In this section we will be talking about how to take your site to the next level. What kind of things can you do to take your site from thousands of visitors to millions of visitors!
Building up a community of regular readers who support and interact with each other is a great way to create a sustainable website that will grow organically in time. Provide a great environment for your members and they will not only keep returning to your site but they will also promote it to their friends and contact who have a shared interest in your topic.
You need to be realistic about building a community site:
- It can be hard to get it started. I only run one community based site and this took off thanks to a handful of early users who were clearly experienced forum users and were not phased by the initial empty state of the forum. In the early weeks I found that I had to start the vast majority of threads, I ensured I replied to every single post to keep discussions moving, and continually had to encourage interaction. However it eventually paid off with a forum now accommodating thousands of members.
- You will have to take responsability for your site. The idea that “free speech” exists anywhere in the developed world is a myth. There are actually very well defined laws regarding what you can or can’t write about individuals or companies and these rules apply just as much on the Internet as they do on television or newspapers. In certain parts of the world, the publisher, and that potentially means you, is responsible for material shown on websites. You need to watch very carefully what your members are writing on your site or you may face a very unwelcome law suit.
- You can’t please everyone. I wish I had been more prepared for this. But despite all my hard work and efforts to create a friendly and welcoming environment there will always be some that critiscise you. If you believe in what you are doing then stick to your views, don’t take it personally and accept that not everyone will like your site. Always consider comments that come your way and try to see if they might actually have a fair point. I faced some severe critiscm over my policy to stamp out rudeness, flaming and pointless remarks on my forum. I was accused of over moderating and ruining a good forum. As a result the disruptive people left in protest of having their freedom of speech restricted thus leaving all the friendly helpful contributers. This was a good thing in every respect and depending on your target audience I would recommend this approach every time whilst shaping your early community.
- It is hard work. You will need to reply to a lot of posts, you will need to read a lot of posts, you will need to deal with arguments, complaints, flame wars, malicious posting, spammers, etc, etc. If you are running the community specifically for commercial rewards you may find the return on invested time is not enough to make it worthwhile. On the other hand, if you run the site for fun (like I do) it never seems like work at all.
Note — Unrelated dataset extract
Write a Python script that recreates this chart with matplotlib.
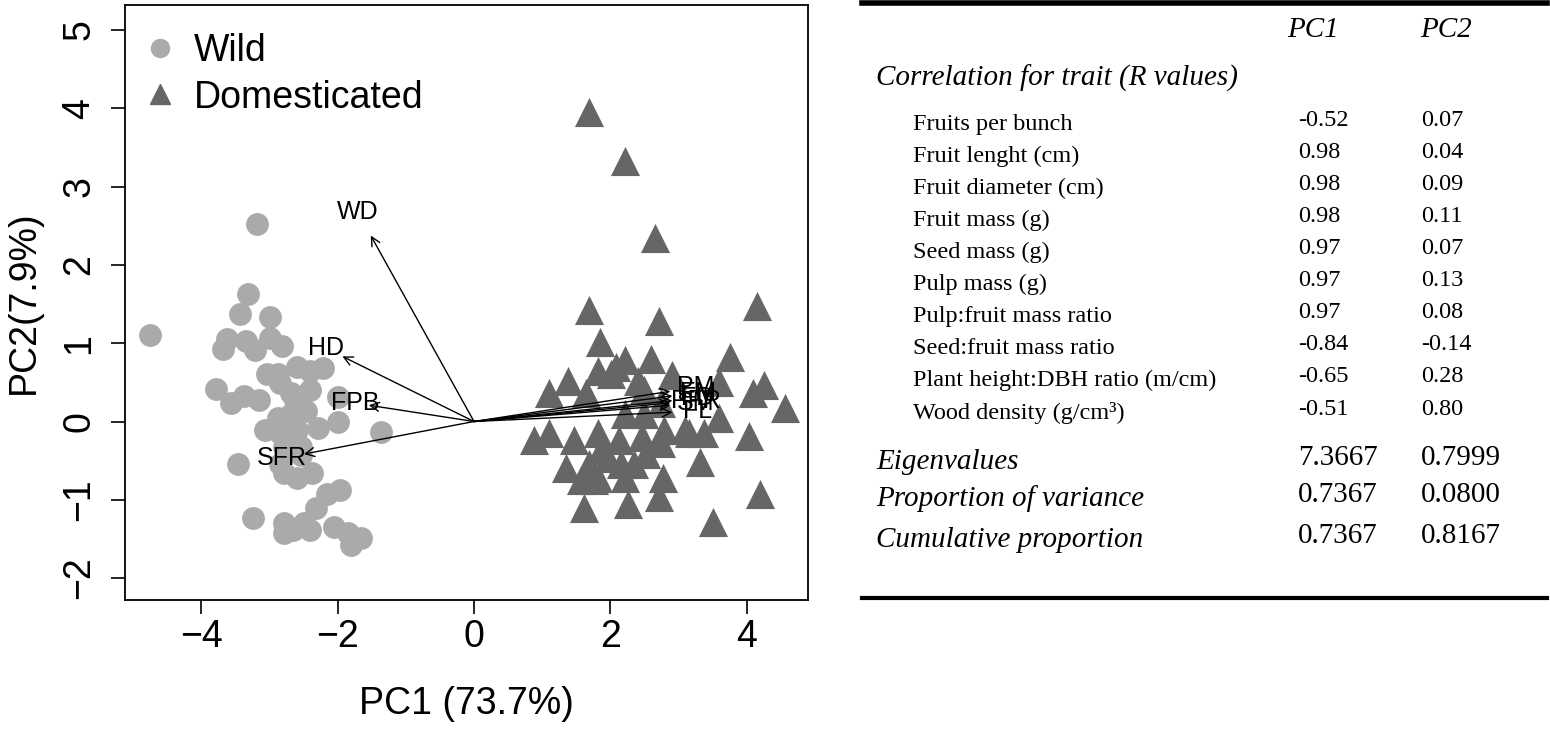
#coding=utf-8
import numpy as np
import matplotlib
matplotlib.use('Agg')
from matplotlib import pyplot as plt
from matplotlib.lines import Line2D

# PCA scores
wild_pc1 = [-3.18, -4.75, -3.31, -3.43, -2.99, -3.62, -3.68, -3.35, -3.21, -2.99,
            -2.81, -3.03, -2.87, -2.59, -2.40, -2.21, -3.79, -3.57, -3.38, -3.16,
            -2.84, -2.69, -2.00, -1.99, -1.37, -2.88, -2.69, -2.47, -2.29, -2.84,
            -2.59, -2.79, -2.54, -3.46, -2.84, -2.59, -2.37, -2.79, -2.15, -1.96,
            -2.32, -3.24, -2.79, -2.65, -2.50, -2.06, -1.85, -1.66, -1.81, -2.79,
            -2.40, -2.54, -3.06, -2.40, -2.62]
wild_pc2 = [2.52, 1.10, 1.63, 1.37, 1.33, 1.06, 0.93, 1.03, 0.91, 1.07,
            0.97, 0.61, 0.61, 0.69, 0.65, 0.68, 0.42, 0.24, 0.33, 0.27,
            0.49, 0.36, 0.31, -0.01, -0.14, 0.05, 0.10, 0.14, -0.08, -0.15,
            -0.11, -0.33, -0.33, -0.54, -0.54, -0.72, -0.66, -0.66, -0.92, -0.88,
            -1.10, -1.23, -1.30, -1.39, -1.30, -1.35, -1.43, -1.49, -1.58, -1.43,
            -1.39, -0.43, -0.11, 0.40, 0.27]

dom_pc1 = [1.69, 2.21, 2.66, 1.69, 2.72, 4.15, 1.85, 3.75, 1.82, 2.21,
           2.60, 2.09, 1.38, 1.10, 1.65, 2.41, 2.90, 3.60, 4.26, 4.10,
           4.56, 3.60, 0.88, 1.10, 1.46, 1.82, 2.12, 2.46, 2.75, 3.15,
           3.38, 4.03, 1.35, 1.68, 1.97, 2.35, 2.53, 2.78, 3.31, 1.57,
           1.82, 2.21, 1.62, 2.26, 2.71, 4.19, 3.51, 2.50, 2.01, 2.16,
           1.87, 2.79, 2.50, 2.21, 1.76, 3.09, 2.75]
dom_pc2 = [3.95, 3.33, 2.34, 1.42, 1.29, 1.48, 1.01, 0.82, 0.65, 0.78,
           0.80, 0.69, 0.52, 0.36, 0.36, 0.52, 0.59, 0.50, 0.46, 0.36,
           0.17, 0.05, -0.24, -0.15, -0.24, -0.15, -0.24, -0.20, -0.27, -0.15,
           -0.15, -0.18, -0.59, -0.54, -0.46, -0.54, -0.41, -0.72, -0.52, -0.75,
           -0.72, -0.72, -1.10, -1.05, -0.97, -0.92, -1.29, 0.40, 0.61, -0.54,
           -0.37, -0.11, 0.10, 0.10, -0.75, -0.11, 0.23]

# trait correlations (table) and arrow labels
traits = ['Fruits per bunch', 'Fruit lenght (cm)', 'Fruit diameter (cm)',
          'Fruit mass (g)', 'Seed mass (g)', 'Pulp mass (g)',
          'Pulp:fruit mass ratio', 'Seed:fruit mass ratio',
          'Plant height:DBH ratio (m/cm)', 'Wood density (g/cm\u00b3)']
abbrev = ['FPB', 'FL', 'FD', 'FM', 'SM', 'PM', 'PFR', 'SFR', 'HD', 'WD']
r_pc1 = [-0.52, 0.98, 0.98, 0.98, 0.97, 0.97, 0.97, -0.84, -0.65, -0.51]
r_pc2 = [0.07, 0.04, 0.09, 0.11, 0.07, 0.13, 0.08, -0.14, 0.28, 0.80]

summary_rows = ['Eigenvalues', 'Proportion of variance', 'Cumulative proportion']
summary_pc1 = ['7.3667', '0.7367', '0.7367']
summary_pc2 = ['0.7999', '0.0800', '0.8167']

arrow_scale = 2.97
label_scale = 3.35

wild_col = '#AAAAAA'
dom_col = '#666666'
sans = 'Liberation Sans'
serif = 'Liberation Serif'

fig = plt.figure(figsize=(15.5, 7.29), dpi=100)
W, H = 1550, 729

ax = fig.add_axes([125 / W, 1 - 600 / H, 683 / W, 595 / H])
ax.scatter(wild_pc1, wild_pc2, s=270, c=wild_col, marker='o', linewidths=0, zorder=2)
ax.scatter(dom_pc1, dom_pc2, s=440, c=dom_col, marker='^', linewidths=0, zorder=2)

for i in range(len(abbrev)):
    ax.annotate('', xy=(arrow_scale * r_pc1[i], arrow_scale * r_pc2[i]), xytext=(0, 0),
                arrowprops=dict(arrowstyle='->', color='black', lw=1.0,
                                mutation_scale=16, shrinkA=0, shrinkB=0),
                zorder=3)
    ax.text(label_scale * r_pc1[i], label_scale * r_pc2[i], abbrev[i],
            ha='center', va='center', fontsize=18, family=sans, zorder=4)

ax.set_xlim(-5.12, 4.90)
ax.set_ylim(-2.28, 5.32)
ax.set_xticks([-4, -2, 0, 2, 4])
ax.set_yticks([-2, -1, 0, 1, 2, 3, 4, 5])
ax.tick_params(axis='both', length=10, width=1.2, labelsize=27, direction='out')
ax.tick_params(axis='x', pad=4)
ax.tick_params(axis='y', pad=10)
for lab in ax.get_yticklabels():
    lab.set_rotation(90)
    lab.set_va('center')
for lab in ax.get_xticklabels() + ax.get_yticklabels():
    lab.set_family(sans)
for sp in ax.spines.values():
    sp.set_linewidth(1.3)
ax.set_xlabel('PC1 (73.7%)', fontsize=27, family=sans, labelpad=22)
ax.set_ylabel('PC2(7.9%)', fontsize=27, family=sans, labelpad=14)

handles = [Line2D([], [], marker='o', color=wild_col, ls='none', markersize=13),
           Line2D([], [], marker='^', color=dom_col, ls='none', markersize=15)]
ax.legend(handles, ['Wild', 'Domesticated'], loc='upper left', frameon=False,
          bbox_to_anchor=(0.007, 0.978),
          prop={'family': sans, 'size': 27}, handletextpad=0.5, labelspacing=0.28,
          borderaxespad=0, handlelength=0.8)

# table on the right
tx = fig.add_axes([0, 0, 1, 1])
tx.set_xlim(0, W)
tx.set_ylim(H, 0)
tx.axis('off')
tx.plot([862, 1547], [3, 3], color='black', lw=4)
tx.plot([862, 1547], [598, 598], color='black', lw=3)

tx.text(1287, 30, 'PC1', family=serif, style='italic', fontsize=21, va='center')
tx.text(1420, 30, 'PC2', family=serif, style='italic', fontsize=21, va='center')
tx.text(876, 78, 'Correlation for trait (R values)', family=serif, style='italic',
        fontsize=21, va='center')

row_y = np.linspace(124, 413, len(traits))
for i in range(len(traits)):
    tx.text(913, row_y[i], traits[i], family=serif, fontsize=17.5, va='center')
    tx.text(1298, row_y[i] - 4, '%.2f' % r_pc1[i], family=serif, fontsize=17.5, va='center')
    tx.text(1421, row_y[i] - 4, '%.2f' % r_pc2[i], family=serif, fontsize=17.5, va='center')

sum_y = [462, 499, 540]
for i in range(len(summary_rows)):
    tx.text(876, sum_y[i], summary_rows[i], family=serif, style='italic', fontsize=21, va='center')
    tx.text(1298, sum_y[i] - 4, summary_pc1[i], family=serif, fontsize=21, va='center')
    tx.text(1421, sum_y[i] - 4, summary_pc2[i], family=serif, fontsize=21, va='center')

plt.savefig('out.png', dpi=100)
Treat each user as an individual
If you are serious about investing in a world wide hit site you need to listen to your users. Put up a prominant email address and invite people to contact you. Read and reply to every email. You’ll be amazed at how grateful visitors are to personal responses and interaction. And the people you help out today will be blogging about you tomorrow, sharing your links on websites, and telling their friends.
If a user suggests an improvement to your site – listen. Think about whether they have a point. If many people are reporting the same issue then consider acting on their request even if it goes against something that you thought was working well. The site is for them, not you!
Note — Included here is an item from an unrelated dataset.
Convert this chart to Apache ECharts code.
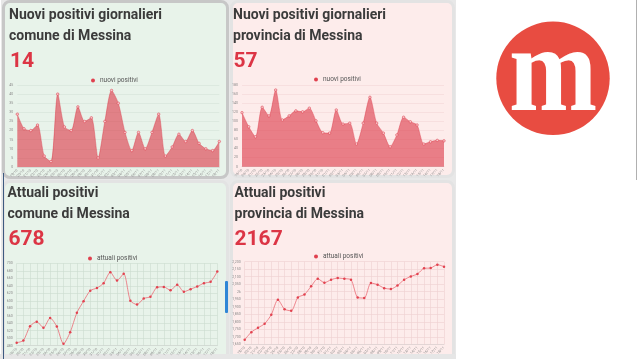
<!DOCTYPE html>
<html><head><meta charset="utf-8">
<script src="https://cdn.jsdelivr.net/npm/echarts@6/dist/echarts.min.js"></script>
<style>
html,body{margin:0;padding:0;background:#fff;overflow:hidden}
#wrap{position:relative;width:637px;height:359px;background:#fff}
.b{position:absolute;box-sizing:border-box}
#c{position:absolute;left:0;top:0;width:637px;height:359px}
</style>
</head><body>
<div id="wrap">
  <div class="b" style="left:1px;top:0;width:455px;height:359px;background:#e8e8e8"></div>
  <div class="b" style="left:2px;top:0;width:227px;height:179px;border:3px solid #c7c7c7;border-radius:8px;background:#e8f3ea"></div>
  <div class="b" style="left:230px;top:0;width:225px;height:178px;border:3px solid #e3e3e3;border-radius:8px;background:#fdeceb"></div>
  <div class="b" style="left:2px;top:180px;width:227px;height:190px;border:3px solid #e3e3e3;border-radius:8px;background:#e8f3ea"></div>
  <div class="b" style="left:230px;top:180px;width:225px;height:190px;border:3px solid #e3e3e3;border-radius:8px;background:#fdeceb"></div>
  <div class="b" style="left:0;top:354px;width:456px;height:5px;background:#e6e6e6"></div>
  <div class="b" style="left:2.5px;top:173px;width:1.3px;height:186px;background:#3d5a80"></div>
  <div class="b" style="left:225px;top:281px;width:3px;height:32px;background:#2f86d6;border-radius:1px"></div>
  <div class="b" style="left:636px;top:0;width:1px;height:180px;background:#b0b0b0"></div>
  <div id="c"></div>
</div>
<script>
// ---- data ----
const dates = ['19/10','20/10','21/10','22/10','23/10','24/10','25/10','26/10','27/10','28/10','29/10','30/10','31/10',
  '01/11','02/11','03/11','04/11','05/11','06/11','07/11','08/11','09/11','10/11','11/11','12/11','13/11','14/11','15/11','16/11','17/11','18/11'];
const nuoviComune = [29,21,20,23,6,3,40,22,20,33,25,27,5,25,42,35,19,9,19,10,19,29,6,11,18,14,20,13,10,9,14];
const nuoviProvincia = [119,88,66,131,112,169,103,112,123,121,129,101,75,74,125,94,96,50,96,153,96,74,44,70,109,99,92,50,55,58,57];
const attualiComune = [488,494,532,544,528,554,531,485,516,568,599,627,634,647,676,654,672,600,590,606,611,636,637,628,643,624,631,638,647,651,678];
const attualiProvincia = [1680,1731,1760,1787,1847,1947,1884,1873,1962,1982,2036,2087,2060,2080,2091,2087,2080,1962,1958,2058,2047,2024,2018,2042,2080,2102,2118,2156,2158,2180,2167];
const titles = ['Nuovi positivi giornalieri\ncomune di Messina','Nuovi positivi giornalieri\nprovincia di Messina',
  'Attuali positivi\ncomune di Messina','Attuali positivi\nprovincia di Messina'];
const seriesNames = ['nuovi positivi','nuovi positivi','attuali positivi','attuali positivi'];
const yTicks1 = {min:0,max:45,interval:5};
const yTicks2 = {min:0,max:180,interval:20};
const yTicks3 = {min:480,max:700,interval:20};
const yTicks4 = {min:1650,max:2200,interval:50};

const last = a => String(a[a.length-1]);
const RED = '#dc3545';
const FONT = 'Roboto';

const titleStyle = {fontFamily:FONT,fontSize:14,fontWeight:'bold',color:'#3b3b3b',lineHeight:21};
const numStyle = {fontFamily:FONT,fontSize:21,fontWeight:'bold',color:RED,lineHeight:22};
const legendBase = {icon:'circle',itemWidth:4,itemHeight:4,padding:0,itemGap:0,
  itemStyle:{color:'#e0404e',borderWidth:0},
  textStyle:{fontFamily:FONT,fontSize:6.5,color:'#555',padding:[0,0,0,0]}};

const grids = [
  {left:17.3,top:85,width:202,height:82},
  {left:242,top:85,width:202,height:81.7},
  {left:16.7,top:263.3,width:200.6,height:82.4},
  {left:244.7,top:261.7,width:199.3,height:82.6}
];
const splitCols = ['#d3e3d7','#f4d7d7','#cbdccf','#efd0d0'];
const yTicks = [yTicks1,yTicks2,yTicks3,yTicks4];

const xAxes = grids.map((g,i)=>({
  type:'category',gridIndex:i,data:dates,boundaryGap:false,
  axisLine:{show:true,lineStyle:{color:'#cfcfcf',width:0.5}},
  axisTick:{show:false},
  axisLabel:{interval:0,rotate:45,fontSize:3.5,color:'#888',margin:3,fontFamily:FONT},
  splitLine:{show:i>=2,lineStyle:{color:splitCols[i],width:0.6}}
}));
const yAxes = grids.map((g,i)=>({
  type:'value',gridIndex:i,min:yTicks[i].min,max:yTicks[i].max,interval:yTicks[i].interval,
  axisLine:{show:false},axisTick:{show:false},
  axisLabel:{fontSize:3.5,color:'#888',margin:4,fontFamily:FONT,
    formatter: i===3 ? (v=> v===2000 ? '2k' : v.toLocaleString('en-US')) : (v=>String(v))},
  splitLine:{show:true,lineStyle:{color:splitCols[i],width:0.6}}
}));

const areaSeries = (i,data)=>({
  name:seriesNames[i],type:'line',xAxisIndex:i,yAxisIndex:i,data:data,smooth:0.25,
  symbol:'circle',symbolSize:2.5,showSymbol:true,
  itemStyle:{color:'#f6c9cc',borderColor:RED,borderWidth:0.5},
  lineStyle:{color:'rgba(220,53,69,0.7)',width:0.6},
  areaStyle:{color:'rgba(220,53,69,0.6)',opacity:1}
});
const lineSeries = (i,data)=>({
  name:seriesNames[i],type:'line',xAxisIndex:i,yAxisIndex:i,data:data,smooth:0.25,
  symbol:'circle',symbolSize:2.5,showSymbol:true,
  itemStyle:{color:'#e2424f'},
  lineStyle:{color:'#ea6b75',width:0.8}
});

const chart = echarts.init(document.getElementById('c'),null,{renderer:'canvas'});
chart.setOption({
  animation:false,
  backgroundColor:'transparent',
  title:[
    {text:titles[0],left:9,top:4.5,padding:0,textStyle:titleStyle},
    {text:last(nuoviComune),left:10,top:51,padding:0,textStyle:numStyle},
    {text:titles[1],left:233,top:4.5,padding:0,textStyle:titleStyle},
    {text:last(nuoviProvincia),left:233.5,top:51,padding:0,textStyle:numStyle},
    {text:titles[2],left:7.5,top:182.5,padding:0,textStyle:titleStyle},
    {text:last(attualiComune),left:8.5,top:229,padding:0,textStyle:numStyle},
    {text:titles[3],left:234.5,top:182.5,padding:0,textStyle:titleStyle},
    {text:last(attualiProvincia),left:234.5,top:229,padding:0,textStyle:numStyle}
  ],
  legend:[
    Object.assign({left:91,top:77,data:[seriesNames[0]]},legendBase),
    Object.assign({left:314,top:76,data:[seriesNames[1]]},legendBase),
    Object.assign({left:88,top:255,data:[seriesNames[2]]},legendBase),
    Object.assign({left:314,top:253,data:[seriesNames[3]]},legendBase)
  ],
  grid:grids,
  xAxis:xAxes,
  yAxis:yAxes,
  series:[
    areaSeries(0,nuoviComune),
    areaSeries(1,nuoviProvincia),
    lineSeries(2,attualiComune),
    lineSeries(3,attualiProvincia)
  ],
  graphic:[
    {type:'circle',shape:{cx:553,cy:78.3,r:56.7},style:{fill:'#e84c41'}},
    {type:'text',x:553,y:140,scaleX:0.86,style:{text:'m',fill:'#fff',
      font:'bold 123px "Liberation Serif"',textAlign:'center',textVerticalAlign:'bottom'}}
  ]
});
</script>
</body></html>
If you have comments on your blog – read them! Respond to them, engage with your audience. Make them feel part of the site. If a reader posts a comment you don’t like then respond to it in a mature fashion. Find something positive to write about their point of view but don’t be afriad to say why you think there are different ways to look at the issue. It is important for you blog that all sides of the argument are explored so don’t take critiscm to heart.
Buy in traffic
I consider this a more advanced topic so I will mention it only briefly here. If you are interested enough this should give you a few hints as to what to Google up next! There are a number of places where you can exchange your hard earned pounds or dollars for web traffic. One of the more established systems is Google’s Adwords advertising network. This allows you to bid on search terms so that links to your sites appear at the top of a Google search results page. You might also want to consider facebook and stumbleupon advertising, as there is less competition for advertising you can get your site seen by a large number of people for less cost that a competitive search term.
Paying for traffic needs to be done right. You need to ensure you are buying in the right kind of traffic for the right price and your site needs to be of the right standard. Get it wrong and it can prove very costly. Get it right and it can give you the boost you need to get your site to the next level.
You’re on your own now kid!
I hope throughout the 10 steps on this site I have got across the message that anyone is capable of running a website and anyone is able to push forward new ideas and experiment with new ways of looking at things. The “celebrity” make money online blogs have their place and from time to time there are useful posts bubbling up from these sources. However many of them are blissfully unaware that they are only in that position through luck.
Signing up to ineffective and expensive courses will reveal little more than that which you can teach yourself through following the 10 step Blogercise guide and wider reading of official output from the likes of Google.
The rest is really up to you. Building websites is not some kind of guaranteed get rich quick scheme , it takes hard work. Although I must admit that I have “got lucky” with one or two projects which have provided a quick buck, I would be very weary of anyone who can promise you over night riches. If you aren’t prepared to keep at it, if you don’t find you enjoy it, being a webmaster may not be for you.